Госпожа Фабр пригласила некую мадам Фанни Зиммерманн, уже известную своим талантом в столицах Франции и России. Еще через несколько лет, «желая присоединить шитье платьев, салопов и корсетов к головным уборам, уже столь известным в Москве… выписала из Парижа девицу, которая только что вышла первою ученицею от г-жи Викторины, модистки, которая приобрела большую славу в Париже»384.

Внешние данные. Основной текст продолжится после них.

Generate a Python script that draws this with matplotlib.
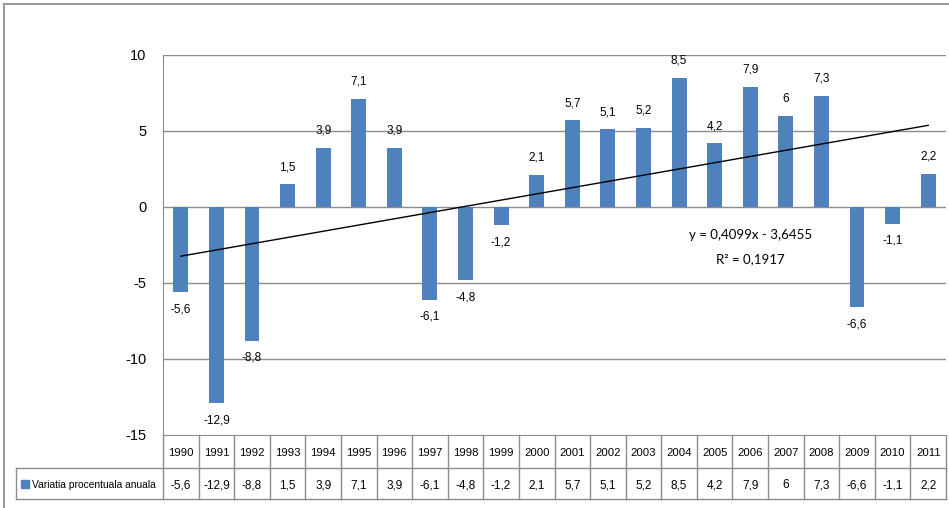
import numpy as np
import matplotlib
matplotlib.use("Agg")
import matplotlib.pyplot as plt
from matplotlib.lines import Line2D

years = ["1990", "1991", "1992", "1993", "1994", "1995", "1996", "1997", "1998", "1999", "2000",
         "2001", "2002", "2003", "2004", "2005", "2006", "2007", "2008", "2009", "2010", "2011"]
values = [-5.6, -12.9, -8.8, 1.5, 3.9, 7.1, 3.9, -6.1, -4.8, -1.2, 2.1,
          5.7, 5.1, 5.2, 8.5, 4.2, 7.9, 6.0, 7.3, -6.6, -1.1, 2.2]
series_name = "Variatia procentuala anuala"
trend_slope = 0.4099
trend_intercept = -3.6455
trend_r2 = 0.1917

plt.rcParams["axes.unicode_minus"] = False
narrow = ["Liberation Sans", "DejaVu Sans"]
bar_color = "#4F81BD"
grid_color = "#8C8C8C"

W, H = 949, 508
fig = plt.figure(figsize=(W / 100, H / 100), dpi=100)

def fx(px):
    return px / W

def fy(py):
    return 1 - py / H

# plot area in pixels
left, right, top, bottom = 163, 946, 55, 435
ax = fig.add_axes([fx(left), fy(bottom), fx(right) - fx(left), fy(top) - fy(bottom)])

x = np.arange(1, len(years) + 1)
ax.bar(x, values, width=0.42, color=bar_color, zorder=2)
ax.set_xlim(0.5, len(years) + 0.5)
ax.set_ylim(-15, 10)
ax.set_yticks([-15, -10, -5, 0, 5, 10])
ax.set_xticks([])
for yv in [-10, -5, 0, 5, 10]:
    ax.axhline(yv, color=grid_color, lw=1, zorder=1)
for s in ["top", "right"]:
    ax.spines[s].set_visible(False)
ax.spines["left"].set_color(grid_color)
ax.spines["bottom"].set_color(grid_color)
ax.tick_params(axis="y", length=0, pad=12, labelsize=10.5)
for lbl in ax.get_yticklabels():
    lbl.set_family(narrow)

# bar value labels
for xi, v in zip(x, values):
    txt = f"{v:g}".replace(".", ",")
    if v >= 0:
        ax.annotate(txt, (xi, v), xytext=(0, 8), textcoords="offset points",
                    ha="center", va="bottom", fontsize=8.5, family=narrow)
    else:
        ax.annotate(txt, (xi, v), xytext=(0, -8), textcoords="offset points",
                    ha="center", va="top", fontsize=8.5, family=narrow)

# linear trendline
tx = np.array([x[0], x[-1]])
ax.plot(tx, trend_slope * tx + trend_intercept, color="black", lw=1, zorder=3)
eq = f"y = {trend_slope:.4f}x - {abs(trend_intercept):.4f}".replace(".", ",")
ax.text(17.0, -1.85, eq, ha="center", va="center", fontsize=9.5, family=["Lato", "DejaVu Sans"])
ax.text(17.0, -3.4, f"R² = {trend_r2:.4f}".replace(".", ","), ha="center", va="center",
        fontsize=9.5, family=["Lato", "DejaVu Sans"])

# data table below the plot
tleft, tmid, tbot = 16, 468, 499
col_w = (right - left) / len(years)
def tline(x0, y0, x1, y1):
    fig.add_artist(Line2D([fx(x0), fx(x1)], [fy(y0), fy(y1)], color=grid_color, lw=1))

tline(tleft, tmid, right, tmid)
tline(tleft, tbot, right, tbot)
tline(tleft, tmid, tleft, tbot)
for i in range(len(years) + 1):
    cx = left + i * col_w
    tline(cx, bottom, cx, tbot)
for i, (yr, v) in enumerate(zip(years, values)):
    cx = left + (i + 0.5) * col_w
    fig.text(fx(cx), fy((bottom + tmid) / 2), yr, ha="center", va="center_baseline",
             fontsize=8.2, family=narrow)
    fig.text(fx(cx), fy((tmid + tbot) / 2), f"{v:g}".replace(".", ","), ha="center",
             va="center_baseline", fontsize=8.5, family=narrow)
# legend key in the table
fig.add_artist(plt.Rectangle((fx(21), fy(488)), fx(8), fy(480) - fy(488), color=bar_color))
fig.text(fx(32), fy((tmid + tbot) / 2), series_name, ha="left", va="center_baseline",
         fontsize=7.4, family=narrow)

# outer chart frame
fig.add_artist(Line2D([fx(4), 1], [fy(4), fy(4)], color="#9A9A9A", lw=1.5))
fig.add_artist(Line2D([fx(4), fx(4)], [fy(4), 0], color="#9A9A9A", lw=1.5))

fig.savefig("out.png", dpi=100)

Приглашенные иностранцы выполняли наиболее ответственную работу: кроили, придумывали фасоны и отделку, осуществляли примерку и «посадку» изделия, следили за аккуратностью шитья. Зная об этом, некоторые русские портные вместо самосовершенствования пускались на лукавство. Современница вспоминала вывеску, которая вызывала смех у всех, кому о ней рассказывали: «Портной Емельянов из Лондона и Парижа»385. Обманывали еще и с целью взять за работу более высокую плату. Именно так поступает визитер в рассказе «Петербургский день». «В передней раздался звонок. Матвей, выпроводив прачку, явился отпереть двери. Вошел белокурый молодой человек, довольно франтовато одетый, с узлом, завернутым в кусок черного коленкора.
– Портной, что ли? – спросил Матвей.
– Портной. Метр-тальер. Барин дома? – осведомился в свою очередь вошедший.
– Дома. Платье принесли? Обождите тут, сейчас доложу.
– Хорошо. Да вот что, почтеннейший, скажите-ка мне перво-наперво, барин ваш говорит по-французски?
– По-французски? Для чего ему? Н-нет, по-французски он, кажись, не говорит.
– Ну, тогда я буду заместо француза. Карашо. Доложите, почтеннейший, что француз-закройщик платье принес от портного Плевушина.